- SET EXERCISE
Every entry should be repeated exactly. Omit the pictures.

»»

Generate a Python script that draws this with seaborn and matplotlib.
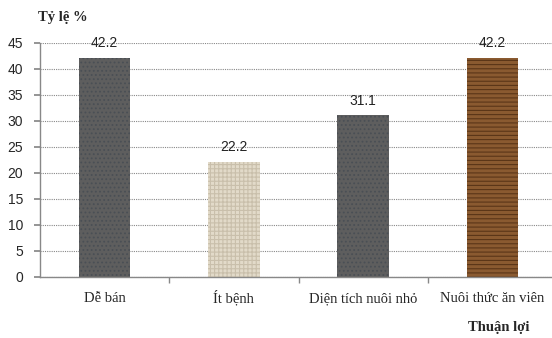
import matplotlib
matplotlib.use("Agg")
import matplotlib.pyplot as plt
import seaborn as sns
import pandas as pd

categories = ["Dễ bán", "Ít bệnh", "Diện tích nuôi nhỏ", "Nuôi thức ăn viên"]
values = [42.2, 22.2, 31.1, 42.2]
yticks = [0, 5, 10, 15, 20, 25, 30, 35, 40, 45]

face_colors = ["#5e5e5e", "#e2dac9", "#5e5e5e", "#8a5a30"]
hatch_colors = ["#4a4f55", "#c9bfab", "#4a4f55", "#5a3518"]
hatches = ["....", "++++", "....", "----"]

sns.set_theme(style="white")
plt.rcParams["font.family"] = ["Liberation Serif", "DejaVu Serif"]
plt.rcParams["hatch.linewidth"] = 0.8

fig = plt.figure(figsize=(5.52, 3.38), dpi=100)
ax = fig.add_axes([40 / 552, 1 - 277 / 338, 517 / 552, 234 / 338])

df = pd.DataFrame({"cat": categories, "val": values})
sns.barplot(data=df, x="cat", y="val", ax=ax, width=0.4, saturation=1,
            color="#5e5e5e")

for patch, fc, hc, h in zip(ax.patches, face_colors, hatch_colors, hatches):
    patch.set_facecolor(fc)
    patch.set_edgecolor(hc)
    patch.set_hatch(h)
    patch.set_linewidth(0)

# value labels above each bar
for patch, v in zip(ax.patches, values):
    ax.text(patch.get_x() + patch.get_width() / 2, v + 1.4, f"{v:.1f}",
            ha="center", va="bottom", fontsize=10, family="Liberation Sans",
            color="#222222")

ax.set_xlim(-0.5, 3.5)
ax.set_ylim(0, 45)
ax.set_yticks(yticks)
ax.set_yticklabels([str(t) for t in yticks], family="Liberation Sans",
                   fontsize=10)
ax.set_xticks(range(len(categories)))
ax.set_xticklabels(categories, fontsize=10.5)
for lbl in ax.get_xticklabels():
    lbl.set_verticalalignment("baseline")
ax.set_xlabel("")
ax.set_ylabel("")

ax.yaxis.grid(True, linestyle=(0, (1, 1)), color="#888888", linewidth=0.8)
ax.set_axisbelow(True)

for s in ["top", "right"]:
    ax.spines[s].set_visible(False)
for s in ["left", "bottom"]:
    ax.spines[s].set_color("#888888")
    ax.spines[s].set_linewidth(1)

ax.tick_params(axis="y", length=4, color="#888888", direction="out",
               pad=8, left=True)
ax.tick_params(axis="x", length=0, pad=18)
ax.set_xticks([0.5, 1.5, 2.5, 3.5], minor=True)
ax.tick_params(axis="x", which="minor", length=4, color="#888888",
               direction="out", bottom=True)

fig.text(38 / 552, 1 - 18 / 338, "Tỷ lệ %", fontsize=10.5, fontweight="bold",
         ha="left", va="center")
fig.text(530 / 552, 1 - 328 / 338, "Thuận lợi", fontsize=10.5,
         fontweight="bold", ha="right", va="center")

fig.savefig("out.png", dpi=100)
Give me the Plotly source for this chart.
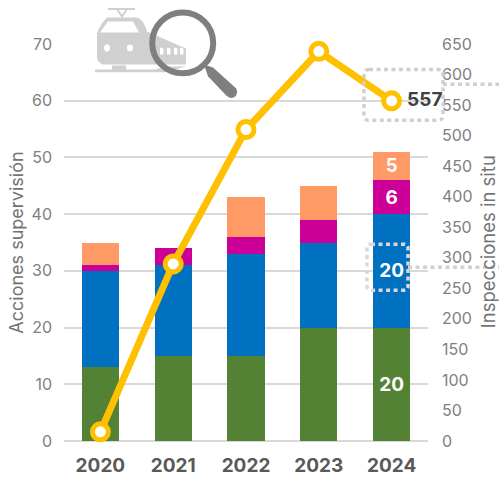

««

- RESULT BELOW
Generate a Python script that draws this with seaborn and matplotlib.
import matplotlib
matplotlib.use("Agg")
import matplotlib.pyplot as plt
import seaborn as sns
import pandas as pd

categories = ["Dễ bán", "Ít bệnh", "Diện tích nuôi nhỏ", "Nuôi thức ăn viên"]
values = [42.2, 22.2, 31.1, 42.2]
yticks = [0, 5, 10, 15, 20, 25, 30, 35, 40, 45]

face_colors = ["#5e5e5e", "#e2dac9", "#5e5e5e", "#8a5a30"]
hatch_colors = ["#4a4f55", "#c9bfab", "#4a4f55", "#5a3518"]
hatches = ["....", "++++", "....", "----"]

sns.set_theme(style="white")
plt.rcParams["font.family"] = ["Liberation Serif", "DejaVu Serif"]
plt.rcParams["hatch.linewidth"] = 0.8

fig = plt.figure(figsize=(5.52, 3.38), dpi=100)
ax = fig.add_axes([40 / 552, 1 - 277 / 338, 517 / 552, 234 / 338])

df = pd.DataFrame({"cat": categories, "val": values})
sns.barplot(data=df, x="cat", y="val", ax=ax, width=0.4, saturation=1,
            color="#5e5e5e")

for patch, fc, hc, h in zip(ax.patches, face_colors, hatch_colors, hatches):
    patch.set_facecolor(fc)
    patch.set_edgecolor(hc)
    patch.set_hatch(h)
    patch.set_linewidth(0)

# value labels above each bar
for patch, v in zip(ax.patches, values):
    ax.text(patch.get_x() + patch.get_width() / 2, v + 1.4, f"{v:.1f}",
            ha="center", va="bottom", fontsize=10, family="Liberation Sans",
            color="#222222")

ax.set_xlim(-0.5, 3.5)
ax.set_ylim(0, 45)
ax.set_yticks(yticks)
ax.set_yticklabels([str(t) for t in yticks], family="Liberation Sans",
                   fontsize=10)
ax.set_xticks(range(len(categories)))
ax.set_xticklabels(categories, fontsize=10.5)
for lbl in ax.get_xticklabels():
    lbl.set_verticalalignment("baseline")
ax.set_xlabel("")
ax.set_ylabel("")

ax.yaxis.grid(True, linestyle=(0, (1, 1)), color="#888888", linewidth=0.8)
ax.set_axisbelow(True)

for s in ["top", "right"]:
    ax.spines[s].set_visible(False)
for s in ["left", "bottom"]:
    ax.spines[s].set_color("#888888")
    ax.spines[s].set_linewidth(1)

ax.tick_params(axis="y", length=4, color="#888888", direction="out",
               pad=8, left=True)
ax.tick_params(axis="x", length=0, pad=18)
ax.set_xticks([0.5, 1.5, 2.5, 3.5], minor=True)
ax.tick_params(axis="x", which="minor", length=4, color="#888888",
               direction="out", bottom=True)

fig.text(38 / 552, 1 - 18 / 338, "Tỷ lệ %", fontsize=10.5, fontweight="bold",
         ha="left", va="center")
fig.text(530 / 552, 1 - 328 / 338, "Thuận lợi", fontsize=10.5,
         fontweight="bold", ha="right", va="center")

fig.savefig("out.png", dpi=100)
Give me the Plotly source for this chart.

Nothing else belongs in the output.